Я не переставала удивляться тому, насколько инфантилен Коул в человеческих отношениях и насколько серьезен, строг и сосредоточен в работе. Понимаю: его не научили первому, поэтому все свое внимание он сублимировал во вторую сферу жизни, тем самым полностью остановив развитие своего эмоционального интеллекта.
Я уже видела: адекватно с ревностью он справиться не способен. Те долгие часы на яхте были по истине жуткими и пугающими. И уже тогда во мне закрались первые мысли о том, что ему нужна серьезная психологическая помощь. Терапия, способная помочь ему справиться с детскими травмами и комплексами. Но боялась открыто говорить ему об этом или ставить ультиматум, потому что знала, что столкнусь с отрицанием, отторжением и гневом Брейна.
К тому же он дарил любовь, ласку и заботу с той же безумной и одержимой силой, что и отдавал гнев и ярость. В такие моменты я забывала о плохом, растворяясь в нашем общем смехе, ночных разговорах и конечно страсти, от которой подгибались кончики пальцев.
Мы оба — части одного пазла.
Потрескавшиеся, когда-то разбитые и потерянные, но идеально подходящие друг другу по необъяснимой никому причине.

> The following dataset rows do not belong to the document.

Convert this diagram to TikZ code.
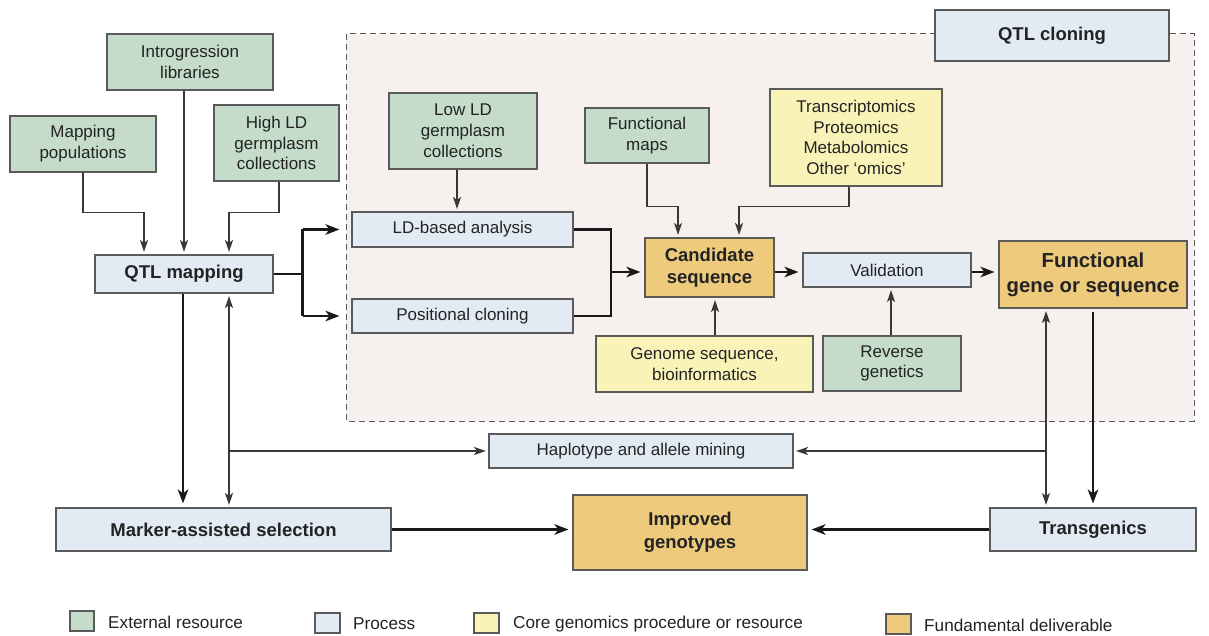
\documentclass[tikz,border=0pt]{standalone}
\usepackage{fontspec}
\setmainfont{Liberation Sans}
\usetikzlibrary{arrows.meta}
\definecolor{cgreen}{RGB}{196,220,201}
\definecolor{cblue}{RGB}{226,234,243}
\definecolor{cyellow}{RGB}{249,243,184}
\definecolor{corange}{RGB}{238,202,124}
\definecolor{cpink}{RGB}{246,240,239}
\definecolor{cborder}{RGB}{90,90,90}
\definecolor{ctext}{RGB}{35,35,35}
\begin{document}
\begin{tikzpicture}[x=1pt,y=-1pt,
  box/.style={draw=cborder, line width=1.1pt, inner sep=0pt, align=center, text=ctext, font=\fontsize{17}{20.8}\selectfont},
  ext/.style={box, fill=cgreen},
  proc/.style={box, fill=cblue},
  core/.style={box, fill=cyellow},
  deliv/.style={box, fill=corange},
  bold/.style={font=\fontsize{18.5}{22.5}\selectfont\bfseries},
  biggest/.style={font=\fontsize{20.3}{25}\selectfont\bfseries},
  thn/.style={draw=black!78, line width=1.1pt},
  thk/.style={draw=black!90, line width=2.5pt},
  arr/.style={thn, -{Stealth[length=12pt,width=8pt,inset=3pt]}, shorten >=2.5pt},
  darr/.style={thn, {Stealth[length=12pt,width=8pt,inset=3pt]}-{Stealth[length=12pt,width=8pt,inset=3pt]}, shorten >=2.5pt, shorten <=2.5pt},
  tarr/.style={thk, -{Stealth[length=14pt,width=10.5pt,inset=4pt]}, shorten >=4pt},
  legtext/.style={anchor=west, inner sep=0pt, text=ctext, font=\fontsize{17.2}{20}\selectfont}]
\useasboundingbox (0,0) rectangle (1209,636);
\fill[white] (0,0) rectangle (1209,636);
% QTL cloning region
\draw[fill=cpink, draw=cborder, line width=1pt, dash pattern=on 6pt off 4pt] (346,34) rectangle (1194,421);
% nodes
\node[ext, minimum width=166pt, minimum height=56pt] (intro) at (190,62) {Introgression\\libraries};
\node[ext, minimum width=146pt, minimum height=56pt] (mappop) at (83,144) {Mapping\\populations};
\node[ext, minimum width=125pt, minimum height=76pt] (highld) at (276.5,143) {High LD\\germplasm\\collections};
\node[proc, bold, minimum width=178pt, minimum height=38pt] (qtlmap) at (184,274) {QTL mapping};
\node[proc, bold, minimum width=234pt, minimum height=51pt] (qtlclon) at (1052,35.5) {QTL cloning};
\node[ext, minimum width=148pt, minimum height=76pt] (lowld) at (463,131) {Low LD\\germplasm\\collections};
\node[ext, minimum width=124pt, minimum height=55pt] (funcmaps) at (647,135.5) {Functional\\maps};
\node[core, minimum width=172pt, minimum height=97pt] (omics) at (856,137.5) {Transcriptomics\\Proteomics\\Metabolomics\\Other ‘omics’};
\node[proc, minimum width=221pt, minimum height=35pt] (ldbased) at (462.5,229.5) {LD-based analysis};
\node[proc, minimum width=221pt, minimum height=34pt] (poscl) at (462.5,316) {Positional cloning};
\node[deliv, bold, minimum width=129pt, minimum height=59pt] (cand) at (709.5,267.5) {Candidate\\sequence};
\node[proc, minimum width=168pt, minimum height=34pt] (valid) at (887,270) {Validation};
\node[deliv, biggest, minimum width=188pt, minimum height=67pt] (funcgene) at (1093,274.5) {Functional\\gene or sequence};
\node[core, minimum width=217pt, minimum height=56pt] (genome) at (704.5,364) {Genome sequence,\\bioinformatics};
\node[ext, minimum width=138pt, minimum height=55pt] (revgen) at (892,363.5) {Reverse\\genetics};
\node[proc, minimum width=304pt, minimum height=34pt] (haplo) at (641,451) {Haplotype and allele mining};
\node[proc, bold, minimum width=335pt, minimum height=43pt] (mas) at (223.5,529.5) {Marker-assisted selection};
\node[deliv, bold, minimum width=234pt, minimum height=75pt] (improved) at (690,532.5) {Improved\\genotypes};
\node[proc, bold, minimum width=206pt, minimum height=43pt] (transg) at (1093,529.5) {Transgenics};
% connectors into QTL mapping
\draw[arr] (mappop.south) -- ++(0,40) -| ([xshift=-40pt]qtlmap.north);
\draw[arr] (qtlmap.north |- intro.south) -- (qtlmap.north);
\draw[arr] ([xshift=2.5pt]highld.south) -- ++(0,31) -| ([xshift=45pt]qtlmap.north);
% QTL mapping to LD / positional
\draw[thk] (qtlmap.east) -- ++(29,0) coordinate (qb);
\draw[thk] (qb |- ldbased.west) -- (qb |- poscl.west);
\draw[tarr, shorten >=12pt] (qb |- ldbased.west) -- (ldbased.west);
\draw[tarr, shorten >=12pt] (qb |- poscl.west) -- (poscl.west);
\draw[arr] ([xshift=-6pt]lowld.south) -- ([xshift=-6pt]lowld.south |- ldbased.north);
% merge into candidate
\coordinate (m) at (611,272);
\draw[thk] (ldbased.east) -| (m) |- (poscl.east);
\draw[tarr] (m) -- (cand.west |- m);
\draw[arr] (funcmaps.south) -- ++(0,43) -| ([xshift=-31.5pt]cand.north);
\draw[arr] ([xshift=-7pt]omics.south) -- ++(0,20) -| ([xshift=29.5pt]cand.north);
\draw[arr] ([xshift=10.5pt]genome.north) -- ([xshift=10.5pt]genome.north |- cand.south);
\draw[tarr] (cand.east |- m) -- (valid.west |- m);
\draw[tarr] (valid.east |- m) -- (funcgene.west |- m);
\draw[arr] (revgen.north -| 891,0) -- (valid.south -| 891,0);
% lower part
\draw[tarr] ([yshift=-3pt]funcgene.south) -- (transg.north);
\draw[darr] ([xshift=-47pt]transg.north) -- ([xshift=-47pt]transg.north |- funcgene.south);
\draw[arr] ([xshift=-47pt]transg.north |- haplo.east) -- (haplo.east);
\draw[tarr] ([xshift=-1pt]qtlmap.south) -- ([xshift=-1pt]qtlmap.south |- mas.north);
\draw[darr] ([xshift=45pt]qtlmap.south |- mas.north) -- ([xshift=45pt]qtlmap.south);
\draw[arr] ([xshift=45pt]qtlmap.south |- haplo.west) -- (haplo.west);
\draw[tarr] (mas.east) -- (mas.east -| improved.west);
\draw[tarr] (transg.west) -- (transg.west -| improved.east);
% legend
\node[ext, minimum width=24pt, minimum height=20pt] (lg1) at (82,621) {};
\node[legtext] (lt1) at (108,622) {External resource};
\node[proc, minimum width=25pt, minimum height=20pt] (lg2) at (327.5,623) {};
\node[legtext] (lt2) at (353,624) {Process};
\node[core, minimum width=25pt, minimum height=20pt] (lg3) at (486.5,623) {};
\node[legtext] (lt3) at (513,624) {Core genomics procedure or resource};
\node[deliv, minimum width=25pt, minimum height=20pt] (lg4) at (898.5,624) {};
\node[legtext] (lt4) at (924,625) {Fundamental deliverable};
\end{tikzpicture}
\end{document}
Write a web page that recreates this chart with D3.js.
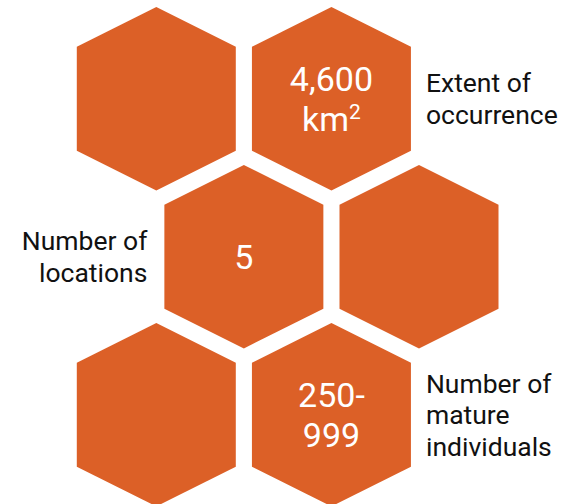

Казалось: в путешествиях я стала свободной, как никогда. Обрела наконец то, о чем так мечтала. И, наверное, я должна каждую секунду благодарить Бога за это мнимое и долгожданное счастье… но правда состоит в том, что моя свобода так и осталась недостижимой мечтой.
О какой свободе идет речь, когда ты живешь в бегах? Когда даже твоя непоколебимая уверенность в вашей недосягаемости для спецслужб не мешает мне просыпаться ночью в холодном поту и вздрагивать каждый раз, когда чувствую на себе взгляд мужчин в полицейской форме? Когда не можешь спокойно позвонить родителям и поделиться с ними своими радостями и эмоциями? Когда не в праве полноценно решать, чем тебе заниматься? Когда не можешь реализовываться, заводить хобби, друзей? Когда весь твой мир крутится вокруг одного человека, и этот человек — не ты сама?
В одни дни меня накрывала безумная эйфория.
А в другие — поглощали жуткое одиночество и предчувствие неминуемого краха.
Я будто… постоянно чувствовала запах смерти. Его смерти. В своем помиловании я не сомневалась, но огромная иллюзорная тень в обнимку с косой ходит по следам мужа и наступает ему на пятки.
И я точно знаю: чем больше времени проходит с момента нашего побега, тем быстрее от Мердера избавятся, когда найдут. Без суда и следствия.
Этим утром я просыпаюсь в холодном поту. Кажется, мы в Амстердаме. Я не в силах отдышаться и угомонить свое бешено стучащее сердце, пустившееся галопом после увиденного ночью. Мне снился папа… Мне пять, он берет меня на руки, прилетев из командировки, и кружит по гостиной. Я смотрю на рисунки на его пальцах и шее, заливаясь смехом. В серебристых глазах Адама Саадата отражается безмерная любовь и бесконечная радость.
Это был сон-воспоминание. И я очень хорошо помню, что видела в тот день, когда лунатила во сне и добралась до спальни мамы и папы.
Они так ругались. Я помню звуки бьющегося зеркала. Папин истошный ор, мамины слезы. Они кричали друг на друга, а я стояла за дверью и крепко обнимала мягкую игрушку, заливая ее жгучей солью из глаз. Не помню, сколько прошло времени. То, что происходило дальше, поразило меня еще сильнее. В том возрасте я совсем не поняла, чему являюсь свидетелем. Мне казалось, папа причиняет маме боль, даже бьет ее… Иногда звуки секса больше напоминают звуки драки и смертельной бойни между возлюбленными.
Они проклинали друг друга, стонали в едином ритме, били предметы интерьера и так сильно кричали друг на друга, словно нежности, трепета и любви между ними не существует. Прежде я не видела их отношения с такой дикой и животной стороны.
Не знаю, по какой причине они ругались тогда, но мирились они долго, протяжно и страстно. Тогда я с диким испугом убежала в свою спальню и всю ночь проплакала. Произошедшее проанализировала только много лет спустя.
— Доброе утро, ангел. У нас сегодня праздник, малышка, — Коулман просыпается, как только чувствует, что я прижимаюсь к нему, инстинктивно ища утешения и защиты, панацею от болезненного сна. Его голос слегка хрипловат спросонья, но в нем столько нежности, что мне мгновенно становится легче.